Data to process:
§
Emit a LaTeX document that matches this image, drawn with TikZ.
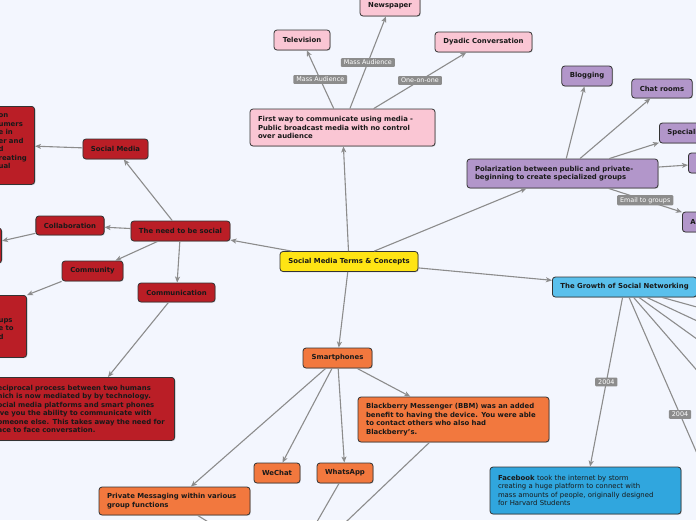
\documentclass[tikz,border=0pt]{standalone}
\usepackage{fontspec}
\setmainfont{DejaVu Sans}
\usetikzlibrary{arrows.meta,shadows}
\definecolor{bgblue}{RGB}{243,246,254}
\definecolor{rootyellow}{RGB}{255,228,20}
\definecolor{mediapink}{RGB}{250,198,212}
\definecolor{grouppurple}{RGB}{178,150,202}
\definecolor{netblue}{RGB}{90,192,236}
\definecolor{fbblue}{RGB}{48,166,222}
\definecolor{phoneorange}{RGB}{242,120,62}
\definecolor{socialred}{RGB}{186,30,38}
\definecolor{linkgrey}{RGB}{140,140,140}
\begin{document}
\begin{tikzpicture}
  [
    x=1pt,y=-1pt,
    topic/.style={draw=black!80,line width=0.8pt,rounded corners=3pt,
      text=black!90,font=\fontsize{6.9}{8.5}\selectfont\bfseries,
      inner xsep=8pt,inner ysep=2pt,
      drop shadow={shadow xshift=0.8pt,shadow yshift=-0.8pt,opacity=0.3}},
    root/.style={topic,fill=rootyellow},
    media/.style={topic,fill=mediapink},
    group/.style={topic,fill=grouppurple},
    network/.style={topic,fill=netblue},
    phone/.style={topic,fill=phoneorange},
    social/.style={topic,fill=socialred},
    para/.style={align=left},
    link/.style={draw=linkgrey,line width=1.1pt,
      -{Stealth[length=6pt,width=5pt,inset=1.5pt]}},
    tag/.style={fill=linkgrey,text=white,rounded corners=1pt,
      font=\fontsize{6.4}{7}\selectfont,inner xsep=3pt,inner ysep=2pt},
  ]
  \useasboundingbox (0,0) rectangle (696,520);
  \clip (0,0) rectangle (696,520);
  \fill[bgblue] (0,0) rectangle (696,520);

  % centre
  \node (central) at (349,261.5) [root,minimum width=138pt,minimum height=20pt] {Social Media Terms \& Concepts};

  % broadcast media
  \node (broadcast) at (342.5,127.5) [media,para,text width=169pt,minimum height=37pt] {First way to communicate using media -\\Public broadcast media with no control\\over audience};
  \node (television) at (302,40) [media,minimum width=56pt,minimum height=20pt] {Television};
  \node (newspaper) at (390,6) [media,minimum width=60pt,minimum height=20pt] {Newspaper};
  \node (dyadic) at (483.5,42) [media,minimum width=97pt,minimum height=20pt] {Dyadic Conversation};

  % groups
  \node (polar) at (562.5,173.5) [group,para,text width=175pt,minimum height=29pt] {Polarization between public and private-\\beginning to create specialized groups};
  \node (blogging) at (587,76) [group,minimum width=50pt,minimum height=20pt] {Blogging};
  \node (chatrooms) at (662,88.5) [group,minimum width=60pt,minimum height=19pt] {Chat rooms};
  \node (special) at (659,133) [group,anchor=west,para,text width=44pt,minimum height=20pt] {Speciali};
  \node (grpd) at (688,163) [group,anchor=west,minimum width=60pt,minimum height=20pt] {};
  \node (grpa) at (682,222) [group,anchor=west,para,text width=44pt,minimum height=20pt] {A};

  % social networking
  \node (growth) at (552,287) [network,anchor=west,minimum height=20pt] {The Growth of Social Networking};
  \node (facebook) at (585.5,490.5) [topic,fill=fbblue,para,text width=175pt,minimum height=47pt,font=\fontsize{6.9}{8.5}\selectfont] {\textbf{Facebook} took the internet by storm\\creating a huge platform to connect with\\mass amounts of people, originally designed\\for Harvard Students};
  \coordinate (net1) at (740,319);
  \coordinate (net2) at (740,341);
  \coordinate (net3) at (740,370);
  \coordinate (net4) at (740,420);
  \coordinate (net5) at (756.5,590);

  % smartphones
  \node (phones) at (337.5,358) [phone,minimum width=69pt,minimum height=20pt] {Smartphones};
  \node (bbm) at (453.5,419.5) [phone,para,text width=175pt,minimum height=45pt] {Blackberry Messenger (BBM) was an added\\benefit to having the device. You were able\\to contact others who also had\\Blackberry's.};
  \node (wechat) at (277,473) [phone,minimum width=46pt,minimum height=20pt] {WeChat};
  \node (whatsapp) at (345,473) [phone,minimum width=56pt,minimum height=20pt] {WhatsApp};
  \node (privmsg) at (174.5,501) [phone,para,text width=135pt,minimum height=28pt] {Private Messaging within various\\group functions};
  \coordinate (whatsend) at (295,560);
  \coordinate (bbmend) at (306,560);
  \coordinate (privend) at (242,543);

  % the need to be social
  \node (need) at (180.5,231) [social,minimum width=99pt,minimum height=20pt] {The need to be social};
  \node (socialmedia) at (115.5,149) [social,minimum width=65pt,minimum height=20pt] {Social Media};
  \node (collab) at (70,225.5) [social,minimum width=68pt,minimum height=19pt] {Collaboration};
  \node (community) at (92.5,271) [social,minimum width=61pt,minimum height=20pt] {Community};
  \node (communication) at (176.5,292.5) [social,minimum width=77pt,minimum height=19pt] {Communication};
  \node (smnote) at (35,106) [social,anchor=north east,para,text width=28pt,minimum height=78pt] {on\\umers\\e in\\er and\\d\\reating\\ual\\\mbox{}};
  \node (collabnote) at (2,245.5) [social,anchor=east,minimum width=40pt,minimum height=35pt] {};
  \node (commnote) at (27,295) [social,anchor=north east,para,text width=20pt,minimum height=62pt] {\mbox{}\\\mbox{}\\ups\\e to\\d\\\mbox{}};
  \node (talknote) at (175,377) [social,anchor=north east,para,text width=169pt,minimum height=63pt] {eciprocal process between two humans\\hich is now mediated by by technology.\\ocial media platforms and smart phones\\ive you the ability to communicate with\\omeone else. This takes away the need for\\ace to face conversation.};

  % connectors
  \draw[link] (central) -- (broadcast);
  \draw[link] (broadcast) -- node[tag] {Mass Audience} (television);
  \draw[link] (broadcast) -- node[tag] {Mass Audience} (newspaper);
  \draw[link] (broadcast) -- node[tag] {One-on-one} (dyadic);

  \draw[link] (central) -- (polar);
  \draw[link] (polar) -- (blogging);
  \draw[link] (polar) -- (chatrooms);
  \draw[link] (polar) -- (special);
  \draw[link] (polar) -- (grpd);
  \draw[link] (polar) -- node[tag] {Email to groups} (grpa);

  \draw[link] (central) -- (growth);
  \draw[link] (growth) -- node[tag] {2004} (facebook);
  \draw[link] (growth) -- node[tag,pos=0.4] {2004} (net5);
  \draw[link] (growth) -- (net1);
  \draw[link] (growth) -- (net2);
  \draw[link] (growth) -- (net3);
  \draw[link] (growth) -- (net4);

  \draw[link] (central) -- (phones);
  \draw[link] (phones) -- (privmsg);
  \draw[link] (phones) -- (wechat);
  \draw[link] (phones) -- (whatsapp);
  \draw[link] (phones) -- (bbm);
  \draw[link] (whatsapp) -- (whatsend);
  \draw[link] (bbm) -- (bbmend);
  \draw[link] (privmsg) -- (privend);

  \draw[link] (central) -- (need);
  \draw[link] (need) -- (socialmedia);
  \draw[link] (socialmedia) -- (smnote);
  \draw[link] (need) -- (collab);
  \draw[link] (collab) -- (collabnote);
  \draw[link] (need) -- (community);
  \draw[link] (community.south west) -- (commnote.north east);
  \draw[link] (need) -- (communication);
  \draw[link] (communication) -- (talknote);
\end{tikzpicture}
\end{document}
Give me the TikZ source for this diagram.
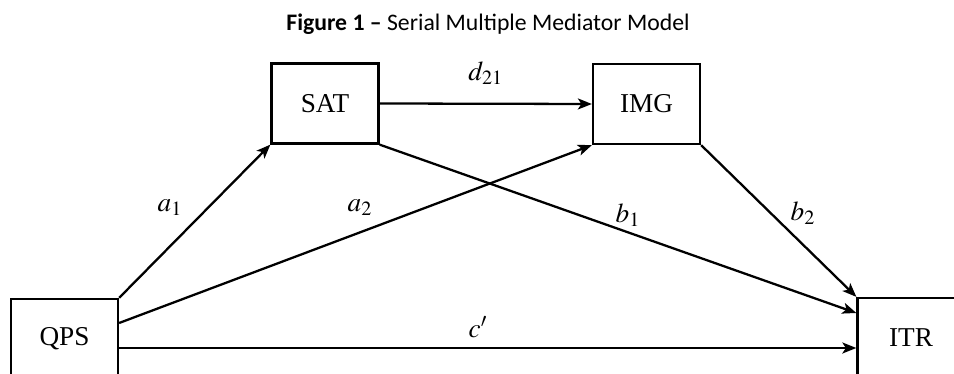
§
Leaving aside the images, write out the entries above word for word.

Answer to the problem:
Emit a LaTeX document that matches this image, drawn with TikZ.
\documentclass[tikz,border=0pt]{standalone}
\usepackage{fontspec}
\setmainfont{DejaVu Sans}
\usetikzlibrary{arrows.meta,shadows}
\definecolor{bgblue}{RGB}{243,246,254}
\definecolor{rootyellow}{RGB}{255,228,20}
\definecolor{mediapink}{RGB}{250,198,212}
\definecolor{grouppurple}{RGB}{178,150,202}
\definecolor{netblue}{RGB}{90,192,236}
\definecolor{fbblue}{RGB}{48,166,222}
\definecolor{phoneorange}{RGB}{242,120,62}
\definecolor{socialred}{RGB}{186,30,38}
\definecolor{linkgrey}{RGB}{140,140,140}
\begin{document}
\begin{tikzpicture}
  [
    x=1pt,y=-1pt,
    topic/.style={draw=black!80,line width=0.8pt,rounded corners=3pt,
      text=black!90,font=\fontsize{6.9}{8.5}\selectfont\bfseries,
      inner xsep=8pt,inner ysep=2pt,
      drop shadow={shadow xshift=0.8pt,shadow yshift=-0.8pt,opacity=0.3}},
    root/.style={topic,fill=rootyellow},
    media/.style={topic,fill=mediapink},
    group/.style={topic,fill=grouppurple},
    network/.style={topic,fill=netblue},
    phone/.style={topic,fill=phoneorange},
    social/.style={topic,fill=socialred},
    para/.style={align=left},
    link/.style={draw=linkgrey,line width=1.1pt,
      -{Stealth[length=6pt,width=5pt,inset=1.5pt]}},
    tag/.style={fill=linkgrey,text=white,rounded corners=1pt,
      font=\fontsize{6.4}{7}\selectfont,inner xsep=3pt,inner ysep=2pt},
  ]
  \useasboundingbox (0,0) rectangle (696,520);
  \clip (0,0) rectangle (696,520);
  \fill[bgblue] (0,0) rectangle (696,520);

  % centre
  \node (central) at (349,261.5) [root,minimum width=138pt,minimum height=20pt] {Social Media Terms \& Concepts};

  % broadcast media
  \node (broadcast) at (342.5,127.5) [media,para,text width=169pt,minimum height=37pt] {First way to communicate using media -\\Public broadcast media with no control\\over audience};
  \node (television) at (302,40) [media,minimum width=56pt,minimum height=20pt] {Television};
  \node (newspaper) at (390,6) [media,minimum width=60pt,minimum height=20pt] {Newspaper};
  \node (dyadic) at (483.5,42) [media,minimum width=97pt,minimum height=20pt] {Dyadic Conversation};

  % groups
  \node (polar) at (562.5,173.5) [group,para,text width=175pt,minimum height=29pt] {Polarization between public and private-\\beginning to create specialized groups};
  \node (blogging) at (587,76) [group,minimum width=50pt,minimum height=20pt] {Blogging};
  \node (chatrooms) at (662,88.5) [group,minimum width=60pt,minimum height=19pt] {Chat rooms};
  \node (special) at (659,133) [group,anchor=west,para,text width=44pt,minimum height=20pt] {Speciali};
  \node (grpd) at (688,163) [group,anchor=west,minimum width=60pt,minimum height=20pt] {};
  \node (grpa) at (682,222) [group,anchor=west,para,text width=44pt,minimum height=20pt] {A};

  % social networking
  \node (growth) at (552,287) [network,anchor=west,minimum height=20pt] {The Growth of Social Networking};
  \node (facebook) at (585.5,490.5) [topic,fill=fbblue,para,text width=175pt,minimum height=47pt,font=\fontsize{6.9}{8.5}\selectfont] {\textbf{Facebook} took the internet by storm\\creating a huge platform to connect with\\mass amounts of people, originally designed\\for Harvard Students};
  \coordinate (net1) at (740,319);
  \coordinate (net2) at (740,341);
  \coordinate (net3) at (740,370);
  \coordinate (net4) at (740,420);
  \coordinate (net5) at (756.5,590);

  % smartphones
  \node (phones) at (337.5,358) [phone,minimum width=69pt,minimum height=20pt] {Smartphones};
  \node (bbm) at (453.5,419.5) [phone,para,text width=175pt,minimum height=45pt] {Blackberry Messenger (BBM) was an added\\benefit to having the device. You were able\\to contact others who also had\\Blackberry's.};
  \node (wechat) at (277,473) [phone,minimum width=46pt,minimum height=20pt] {WeChat};
  \node (whatsapp) at (345,473) [phone,minimum width=56pt,minimum height=20pt] {WhatsApp};
  \node (privmsg) at (174.5,501) [phone,para,text width=135pt,minimum height=28pt] {Private Messaging within various\\group functions};
  \coordinate (whatsend) at (295,560);
  \coordinate (bbmend) at (306,560);
  \coordinate (privend) at (242,543);

  % the need to be social
  \node (need) at (180.5,231) [social,minimum width=99pt,minimum height=20pt] {The need to be social};
  \node (socialmedia) at (115.5,149) [social,minimum width=65pt,minimum height=20pt] {Social Media};
  \node (collab) at (70,225.5) [social,minimum width=68pt,minimum height=19pt] {Collaboration};
  \node (community) at (92.5,271) [social,minimum width=61pt,minimum height=20pt] {Community};
  \node (communication) at (176.5,292.5) [social,minimum width=77pt,minimum height=19pt] {Communication};
  \node (smnote) at (35,106) [social,anchor=north east,para,text width=28pt,minimum height=78pt] {on\\umers\\e in\\er and\\d\\reating\\ual\\\mbox{}};
  \node (collabnote) at (2,245.5) [social,anchor=east,minimum width=40pt,minimum height=35pt] {};
  \node (commnote) at (27,295) [social,anchor=north east,para,text width=20pt,minimum height=62pt] {\mbox{}\\\mbox{}\\ups\\e to\\d\\\mbox{}};
  \node (talknote) at (175,377) [social,anchor=north east,para,text width=169pt,minimum height=63pt] {eciprocal process between two humans\\hich is now mediated by by technology.\\ocial media platforms and smart phones\\ive you the ability to communicate with\\omeone else. This takes away the need for\\ace to face conversation.};

  % connectors
  \draw[link] (central) -- (broadcast);
  \draw[link] (broadcast) -- node[tag] {Mass Audience} (television);
  \draw[link] (broadcast) -- node[tag] {Mass Audience} (newspaper);
  \draw[link] (broadcast) -- node[tag] {One-on-one} (dyadic);

  \draw[link] (central) -- (polar);
  \draw[link] (polar) -- (blogging);
  \draw[link] (polar) -- (chatrooms);
  \draw[link] (polar) -- (special);
  \draw[link] (polar) -- (grpd);
  \draw[link] (polar) -- node[tag] {Email to groups} (grpa);

  \draw[link] (central) -- (growth);
  \draw[link] (growth) -- node[tag] {2004} (facebook);
  \draw[link] (growth) -- node[tag,pos=0.4] {2004} (net5);
  \draw[link] (growth) -- (net1);
  \draw[link] (growth) -- (net2);
  \draw[link] (growth) -- (net3);
  \draw[link] (growth) -- (net4);

  \draw[link] (central) -- (phones);
  \draw[link] (phones) -- (privmsg);
  \draw[link] (phones) -- (wechat);
  \draw[link] (phones) -- (whatsapp);
  \draw[link] (phones) -- (bbm);
  \draw[link] (whatsapp) -- (whatsend);
  \draw[link] (bbm) -- (bbmend);
  \draw[link] (privmsg) -- (privend);

  \draw[link] (central) -- (need);
  \draw[link] (need) -- (socialmedia);
  \draw[link] (socialmedia) -- (smnote);
  \draw[link] (need) -- (collab);
  \draw[link] (collab) -- (collabnote);
  \draw[link] (need) -- (community);
  \draw[link] (community.south west) -- (commnote.north east);
  \draw[link] (need) -- (communication);
  \draw[link] (communication) -- (talknote);
\end{tikzpicture}
\end{document}
Give me the TikZ source for this diagram.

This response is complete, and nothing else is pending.